Task description ::
Set down every entry word for word. Omit the pictures.

Source data ::
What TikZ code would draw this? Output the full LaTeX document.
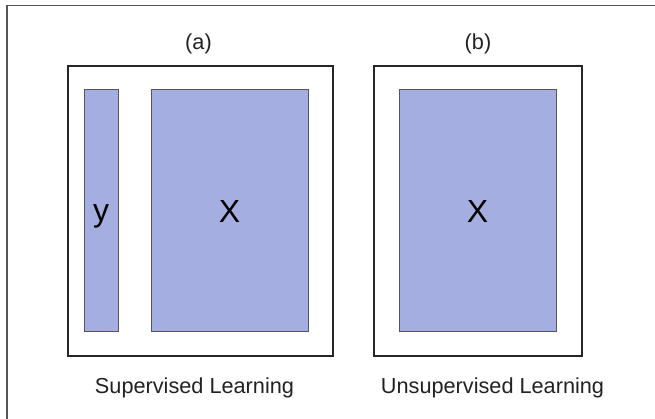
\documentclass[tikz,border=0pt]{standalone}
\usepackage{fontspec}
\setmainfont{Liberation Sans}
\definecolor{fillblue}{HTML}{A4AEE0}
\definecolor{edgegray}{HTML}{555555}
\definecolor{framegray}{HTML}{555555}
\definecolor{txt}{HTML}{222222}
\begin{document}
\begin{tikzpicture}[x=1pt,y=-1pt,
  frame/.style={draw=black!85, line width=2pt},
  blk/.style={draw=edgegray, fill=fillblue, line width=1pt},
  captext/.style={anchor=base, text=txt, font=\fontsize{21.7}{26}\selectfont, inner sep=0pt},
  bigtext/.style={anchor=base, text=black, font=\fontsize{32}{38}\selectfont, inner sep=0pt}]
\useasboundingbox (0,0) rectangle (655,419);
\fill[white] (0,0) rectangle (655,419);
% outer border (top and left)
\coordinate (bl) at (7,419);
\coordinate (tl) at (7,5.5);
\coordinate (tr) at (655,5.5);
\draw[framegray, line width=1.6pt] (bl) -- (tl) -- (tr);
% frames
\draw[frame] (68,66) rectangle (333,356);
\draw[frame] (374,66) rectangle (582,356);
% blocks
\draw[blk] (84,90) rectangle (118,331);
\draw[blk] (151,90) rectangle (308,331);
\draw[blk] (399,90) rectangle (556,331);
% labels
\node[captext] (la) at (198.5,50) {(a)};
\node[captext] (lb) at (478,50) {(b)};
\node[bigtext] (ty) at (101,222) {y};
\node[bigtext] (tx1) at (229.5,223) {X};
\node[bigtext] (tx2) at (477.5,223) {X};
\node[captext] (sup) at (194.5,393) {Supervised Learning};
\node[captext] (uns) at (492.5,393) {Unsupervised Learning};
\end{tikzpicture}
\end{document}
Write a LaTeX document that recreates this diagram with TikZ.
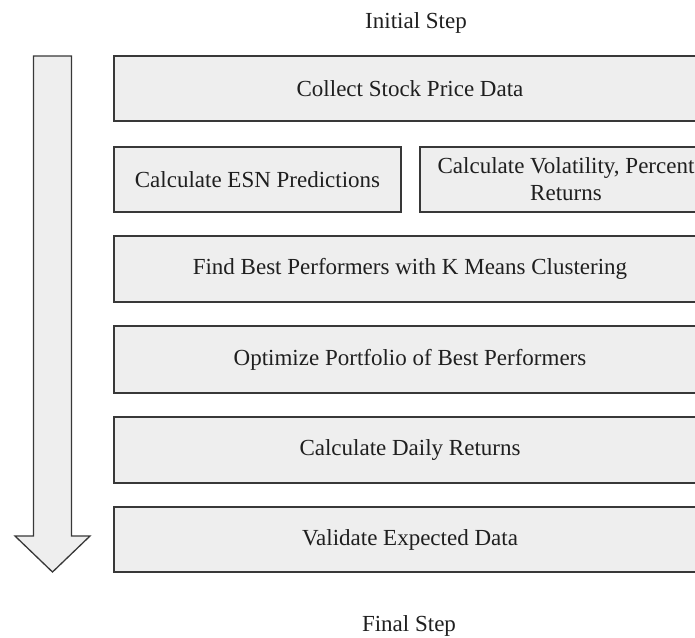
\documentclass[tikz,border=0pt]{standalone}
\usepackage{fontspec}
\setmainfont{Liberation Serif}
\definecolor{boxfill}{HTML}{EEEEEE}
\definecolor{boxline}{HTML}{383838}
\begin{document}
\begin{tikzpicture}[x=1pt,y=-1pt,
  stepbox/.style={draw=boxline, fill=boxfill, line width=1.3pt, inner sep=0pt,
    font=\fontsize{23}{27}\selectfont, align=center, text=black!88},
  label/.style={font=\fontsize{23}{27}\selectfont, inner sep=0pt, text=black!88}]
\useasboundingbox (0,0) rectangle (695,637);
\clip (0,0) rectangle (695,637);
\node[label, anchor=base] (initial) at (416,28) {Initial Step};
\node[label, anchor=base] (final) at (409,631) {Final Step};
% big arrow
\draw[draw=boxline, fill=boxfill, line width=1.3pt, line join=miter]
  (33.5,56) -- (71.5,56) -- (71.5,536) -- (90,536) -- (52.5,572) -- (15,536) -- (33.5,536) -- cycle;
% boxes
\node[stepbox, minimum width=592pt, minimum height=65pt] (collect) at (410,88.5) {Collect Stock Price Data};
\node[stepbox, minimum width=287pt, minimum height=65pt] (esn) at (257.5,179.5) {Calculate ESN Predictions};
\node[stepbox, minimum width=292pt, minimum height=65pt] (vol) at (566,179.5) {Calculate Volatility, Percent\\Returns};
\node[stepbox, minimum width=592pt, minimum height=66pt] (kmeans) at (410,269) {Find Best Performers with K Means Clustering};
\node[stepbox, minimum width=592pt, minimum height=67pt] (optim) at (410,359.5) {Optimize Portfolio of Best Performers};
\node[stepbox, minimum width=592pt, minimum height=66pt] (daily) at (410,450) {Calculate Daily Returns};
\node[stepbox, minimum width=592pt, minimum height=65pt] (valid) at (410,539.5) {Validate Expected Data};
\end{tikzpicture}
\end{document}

Answer to this exercise ::
What TikZ code would draw this? Output the full LaTeX document.
\documentclass[tikz,border=0pt]{standalone}
\usepackage{fontspec}
\setmainfont{Liberation Sans}
\definecolor{fillblue}{HTML}{A4AEE0}
\definecolor{edgegray}{HTML}{555555}
\definecolor{framegray}{HTML}{555555}
\definecolor{txt}{HTML}{222222}
\begin{document}
\begin{tikzpicture}[x=1pt,y=-1pt,
  frame/.style={draw=black!85, line width=2pt},
  blk/.style={draw=edgegray, fill=fillblue, line width=1pt},
  captext/.style={anchor=base, text=txt, font=\fontsize{21.7}{26}\selectfont, inner sep=0pt},
  bigtext/.style={anchor=base, text=black, font=\fontsize{32}{38}\selectfont, inner sep=0pt}]
\useasboundingbox (0,0) rectangle (655,419);
\fill[white] (0,0) rectangle (655,419);
% outer border (top and left)
\coordinate (bl) at (7,419);
\coordinate (tl) at (7,5.5);
\coordinate (tr) at (655,5.5);
\draw[framegray, line width=1.6pt] (bl) -- (tl) -- (tr);
% frames
\draw[frame] (68,66) rectangle (333,356);
\draw[frame] (374,66) rectangle (582,356);
% blocks
\draw[blk] (84,90) rectangle (118,331);
\draw[blk] (151,90) rectangle (308,331);
\draw[blk] (399,90) rectangle (556,331);
% labels
\node[captext] (la) at (198.5,50) {(a)};
\node[captext] (lb) at (478,50) {(b)};
\node[bigtext] (ty) at (101,222) {y};
\node[bigtext] (tx1) at (229.5,223) {X};
\node[bigtext] (tx2) at (477.5,223) {X};
\node[captext] (sup) at (194.5,393) {Supervised Learning};
\node[captext] (uns) at (492.5,393) {Unsupervised Learning};
\end{tikzpicture}
\end{document}
Write a LaTeX document that recreates this diagram with TikZ.
\documentclass[tikz,border=0pt]{standalone}
\usepackage{fontspec}
\setmainfont{Liberation Serif}
\definecolor{boxfill}{HTML}{EEEEEE}
\definecolor{boxline}{HTML}{383838}
\begin{document}
\begin{tikzpicture}[x=1pt,y=-1pt,
  stepbox/.style={draw=boxline, fill=boxfill, line width=1.3pt, inner sep=0pt,
    font=\fontsize{23}{27}\selectfont, align=center, text=black!88},
  label/.style={font=\fontsize{23}{27}\selectfont, inner sep=0pt, text=black!88}]
\useasboundingbox (0,0) rectangle (695,637);
\clip (0,0) rectangle (695,637);
\node[label, anchor=base] (initial) at (416,28) {Initial Step};
\node[label, anchor=base] (final) at (409,631) {Final Step};
% big arrow
\draw[draw=boxline, fill=boxfill, line width=1.3pt, line join=miter]
  (33.5,56) -- (71.5,56) -- (71.5,536) -- (90,536) -- (52.5,572) -- (15,536) -- (33.5,536) -- cycle;
% boxes
\node[stepbox, minimum width=592pt, minimum height=65pt] (collect) at (410,88.5) {Collect Stock Price Data};
\node[stepbox, minimum width=287pt, minimum height=65pt] (esn) at (257.5,179.5) {Calculate ESN Predictions};
\node[stepbox, minimum width=292pt, minimum height=65pt] (vol) at (566,179.5) {Calculate Volatility, Percent\\Returns};
\node[stepbox, minimum width=592pt, minimum height=66pt] (kmeans) at (410,269) {Find Best Performers with K Means Clustering};
\node[stepbox, minimum width=592pt, minimum height=67pt] (optim) at (410,359.5) {Optimize Portfolio of Best Performers};
\node[stepbox, minimum width=592pt, minimum height=66pt] (daily) at (410,450) {Calculate Daily Returns};
\node[stepbox, minimum width=592pt, minimum height=65pt] (valid) at (410,539.5) {Validate Expected Data};
\end{tikzpicture}
\end{document}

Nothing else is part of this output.